Can the law be enforced abroad?
On paper, yes. In practice, enforcement still depends on cooperation from foreign legal systems, extradition arrangements or access to assets and travel routes. Without that cooperation, the law mostly increases risk through uncertainty rather than automatic punishment.
How have rights bodies framed the issue?
UN special rapporteurs and Amnesty International have linked the law to forced assimilation and the repression of overseas activism, especially for people connected to Tibet or Xinjiang. That framing moves the debate from domestic governance to international human‑rights exposure, raising the political cost for Beijing.
Explainer
- Article 63
- A provision in China’s 2026 Ethnic Unity and Progress Promotion law that extends legal accountability to individuals and groups outside mainland China for acts deemed to undermine ethnic unity. It is not a standalone international treaty but a domestic statute asserting extraterritorial jurisdiction. The clause’s broad wording gives state authorities wide discretion to interpret which conduct is divisive.
- Transnational repression
- A term used by human‑rights bodies to describe state actions that intimidate or punish individuals beyond the state’s borders for their speech, activism or identity. In this context, it points to a legal framework that chills behaviour through threat rather than direct enforcement.
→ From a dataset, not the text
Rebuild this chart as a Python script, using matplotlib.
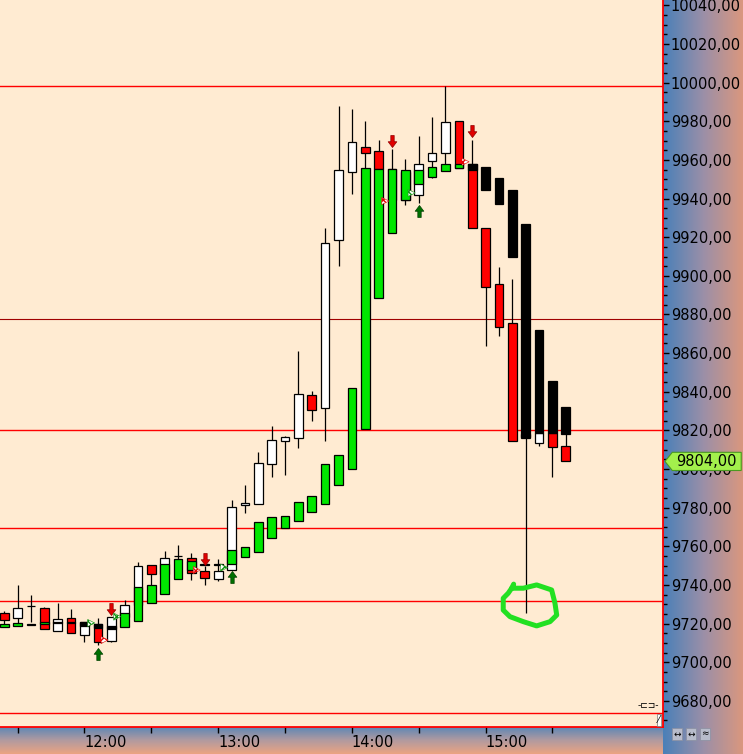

The concept is often applied to cross‑border surveillance, family pressure tactics and, now, extraterritorial legislation.
- European Parliament resolution
- A political statement adopted by the European Parliament, in this case on April 30, 2026, condemning China’s ethnic unity law as a threat to minority rights and EU‑China relations. Such resolutions are not legally binding but carry diplomatic weight and signal the EU’s readiness to raise issues in bilateral talks. The April text also highlighted the law’s potential to worsen the marginalisation of ethnic groups.